The Evening Public Ledger appeared in multiple editions every day except Sunday and included local news, sports, entertainment, and women’s columns. Stock market information from Philadelphia, New York, and London and the society pages highlighting engagements among the city’s prominent families represented significant features. The intended audience was conservative, middle-class Philadelphians, and the paper was more entertaining than its morning counterpart, the Public Ledger. The Evening Public Ledger’s objective journalism and its style of writing helped make it standard daily reading for the upper-middle class in Philadelphia. Much space was devoted to financial information and to advertisers, with many local businesses purchasing full-page ads. In an effort to appeal to Philadelphia’s Italian community, which was the second largest in the nation, the Evening Public Ledger published an Italian--language article with a dateline from Rome several times a week. The paper also included obituaries, classifieds, and later a cartoon column titled “Scrapple” in each edition.
The Evening Public Ledger soon became one of the most widely read dailies in Philadelphia, second only to the Evening Bulletin. The combined circulation of the Ledgers reached 700,000 in the 1920s, and Curtis bought high-speed presses to accommodate as many as six editions a day.
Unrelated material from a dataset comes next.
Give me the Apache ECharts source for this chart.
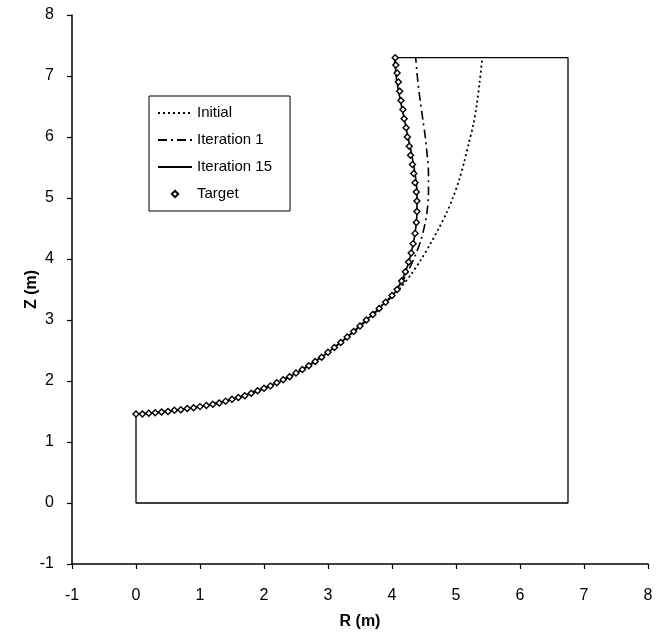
<!DOCTYPE html>
<html>
<head>
<meta charset="utf-8">
<script src="https://cdn.jsdelivr.net/npm/echarts@6/dist/echarts.min.js"></script>
<style>
html,body{margin:0;padding:0;background:#fff;}
#chart{width:656px;height:639px;}
</style>
</head>
<body>
<div id="chart"></div>
<script>
// ---- data ----
const xTicks = [-1, 0, 1, 2, 3, 4, 5, 6, 7, 8];
const yTicks = [-1, 0, 1, 2, 3, 4, 5, 6, 7, 8];

const targetR = [0, 0.1, 0.2, 0.3, 0.4, 0.5, 0.6, 0.7, 0.8, 0.9, 1.0, 1.1, 1.2, 1.3, 1.4, 1.5, 1.6, 1.7, 1.8, 1.9,
  2.0, 2.1, 2.2, 2.3, 2.4, 2.5, 2.6, 2.7, 2.8, 2.9, 3.0, 3.1, 3.2, 3.3, 3.4, 3.5, 3.6, 3.7, 3.8, 3.9,
  4.0, 4.08, 4.15, 4.21, 4.26, 4.3, 4.33, 4.36, 4.38, 4.39, 4.39, 4.38, 4.36, 4.34, 4.32, 4.29, 4.27, 4.24,
  4.22, 4.19, 4.17, 4.14, 4.12, 4.10, 4.08, 4.06, 4.05];
const targetZ = [1.46, 1.46, 1.47, 1.48, 1.49, 1.50, 1.52, 1.53, 1.55, 1.56, 1.58, 1.60, 1.62, 1.64, 1.67, 1.70, 1.73, 1.76, 1.80, 1.84,
  1.88, 1.92, 1.97, 2.02, 2.07, 2.13, 2.19, 2.25, 2.32, 2.39, 2.47, 2.55, 2.63, 2.72, 2.81, 2.90, 3.00, 3.09, 3.19, 3.29,
  3.40, 3.50, 3.64, 3.79, 3.95, 4.10, 4.25, 4.42, 4.60, 4.78, 4.95, 5.10, 5.25, 5.40, 5.55, 5.70, 5.85, 6.00,
  6.15, 6.30, 6.45, 6.60, 6.75, 6.90, 7.05, 7.18, 7.30];

const iter15R = [0, 0.3, 0.6, 0.9, 1.2, 1.5, 1.8, 2.1, 2.4, 2.7, 3.0, 3.3, 3.6, 3.85, 4.05, 4.2, 4.3, 4.36, 4.39, 4.39, 4.36, 4.31, 4.25, 4.19, 4.13, 4.07, 4.04];
const iter15Z = [1.46, 1.48, 1.52, 1.56, 1.62, 1.70, 1.80, 1.92, 2.07, 2.25, 2.47, 2.72, 3.00, 3.24, 3.46, 3.76, 4.10, 4.42, 4.78, 5.10, 5.40, 5.70, 6.00, 6.30, 6.60, 6.95, 7.30];

const iter1R = [0, 0.5, 1.0, 1.5, 2.0, 2.5, 3.0, 3.5, 3.9, 4.1, 4.25, 4.36, 4.45, 4.51, 4.55, 4.57, 4.57, 4.55, 4.52, 4.48, 4.44, 4.40, 4.37];
const iter1Z = [1.46, 1.50, 1.58, 1.70, 1.88, 2.13, 2.47, 2.90, 3.28, 3.52, 3.80, 4.05, 4.30, 4.55, 4.80, 5.10, 5.40, 5.70, 6.00, 6.30, 6.60, 6.95, 7.30];

const initialR = [0, 0.5, 1.0, 1.5, 2.0, 2.5, 3.0, 3.5, 3.9, 4.15, 4.3, 4.46, 4.6, 4.73, 4.85, 4.95, 5.05, 5.13, 5.2, 5.27, 5.32, 5.37, 5.41];
const initialZ = [1.46, 1.50, 1.58, 1.70, 1.88, 2.13, 2.47, 2.90, 3.30, 3.55, 3.75, 4.00, 4.25, 4.50, 4.75, 5.00, 5.30, 5.60, 5.90, 6.20, 6.50, 6.90, 7.30];

const boundaryR = [4.05, 6.75, 6.75, 0, 0];
const boundaryZ = [7.30, 7.30, 0, 0, 1.46];

const seriesNames = ['Initial', 'Iteration 1', 'Iteration 15', 'Target'];

function zip(a, b) { return a.map((v, i) => [v, b[i]]); }

const FONT = '"Liberation Sans", Arial, sans-serif';
const chart = echarts.init(document.getElementById('chart'), null, {renderer: 'canvas'});

const hidden = {opacity: 0};

chart.setOption({
  animation: false,
  backgroundColor: '#fff',
  grid: {left: 72, right: 8, top: 15, bottom: 75, containLabel: false},
  xAxis: {
    type: 'value', min: xTicks[0], max: xTicks[xTicks.length - 1], interval: 1,
    name: 'R (m)', nameLocation: 'middle', nameGap: 50,
    nameTextStyle: {fontFamily: FONT, fontSize: 16, fontWeight: 'bold', color: '#000'},
    axisLine: {onZero: false, lineStyle: {color: '#000', width: 1.5}},
    axisTick: {show: true, length: 5, lineStyle: {color: '#000', width: 1.2}},
    axisLabel: {fontFamily: FONT, fontSize: 16, color: '#000', margin: 24},
    splitLine: {show: false}
  },
  yAxis: {
    type: 'value', min: yTicks[0], max: yTicks[yTicks.length - 1], interval: 1,
    name: 'Z (m)', nameLocation: 'middle', nameGap: 32, nameRotate: 90, nameMoveOverlap: false,
    nameTextStyle: {fontFamily: FONT, fontSize: 16, fontWeight: 'bold', color: '#000'},
    axisLine: {show: true, onZero: false, lineStyle: {color: '#000', width: 1.5}},
    axisTick: {show: true, length: 5, lineStyle: {color: '#000', width: 1.2}},
    axisLabel: {fontFamily: FONT, fontSize: 16, color: '#000', margin: 18},
    splitLine: {show: false}
  },
  legend: {
    data: [
      {name: seriesNames[0], itemStyle: hidden},
      {name: seriesNames[1], itemStyle: hidden},
      {name: seriesNames[2], itemStyle: hidden},
      {name: seriesNames[3]}
    ],
    orient: 'vertical',
    left: 149, top: 96,
    backgroundColor: '#fff',
    borderColor: '#000', borderWidth: 1,
    padding: [9, 18, 9, 8],
    itemWidth: 34, itemHeight: 8, itemGap: 11,
    textStyle: {fontFamily: FONT, fontSize: 15, color: '#000', lineHeight: 16}
  },
  series: [
    {
      name: 'Boundary', type: 'line', data: zip(boundaryR, boundaryZ),
      symbol: 'none', lineStyle: {color: '#000', width: 1.3}, z: 1
    },
    {
      name: seriesNames[0], type: 'line', data: zip(initialR, initialZ),
      symbol: 'none', smooth: 0.3,
      lineStyle: {color: '#000', width: 1.8, type: [2, 3]}, itemStyle: {color: '#000'}, z: 2
    },
    {
      name: seriesNames[1], type: 'line', data: zip(iter1R, iter1Z),
      symbol: 'none', smooth: 0.3,
      lineStyle: {color: '#000', width: 1.6, type: [9, 4, 2, 4]}, itemStyle: {color: '#000'}, z: 3
    },
    {
      name: seriesNames[2], type: 'line', data: zip(iter15R, iter15Z),
      symbol: 'none', smooth: 0.3,
      lineStyle: {color: '#000', width: 1.6}, itemStyle: {color: '#000'}, z: 4
    },
    {
      name: seriesNames[3], type: 'line', data: zip(targetR, targetZ),
      symbol: 'diamond', symbolSize: 6, showSymbol: true,
      lineStyle: {width: 0, opacity: 0},
      itemStyle: {color: '#fff', borderColor: '#000', borderWidth: 1.4}, z: 5
    }
  ]
});
</script>
</body>
</html>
By the 1920s, Curtis commissioned the construction of a building at Independence Square costing $15 million to house his newspaper publishing efforts.
Curtis directed the Evening Public Ledger for most of its existence, attempting to duplicate with newspapers his success with magazines. He served as the chairman of the editorial board in the paper’s earliest years with P.H. Whaley as the executive editor and John C. Martin, who married Curtis’ second wife’s daughter, as the general business manager. Curtis consolidated the city’s numerous papers by also purchasing the Philadelphia Press and the North American, both of which eventually folded or were absorbed by his Public Ledger. Curtis later purchased the Philadelphia Inquirer, positioning it as a competitor of the Public Ledger, but the Inquirer absorbed the latter upon Curtis’ death in 1934.
While the Public Ledger ceased publication, the Evening Public Ledger would continue for almost a decade before being purchased by Robert Cresswell in 1941 and folding in 1942 after a court-ordered liquidation. The last editorial board for the Evening Public Ledger consisted of new owner Robert Cresswell as publisher; Charles Munroe Morrison as editor; Harry E. Nason, Jr. as executive editor; and Edwin J. Pollock as managing editor.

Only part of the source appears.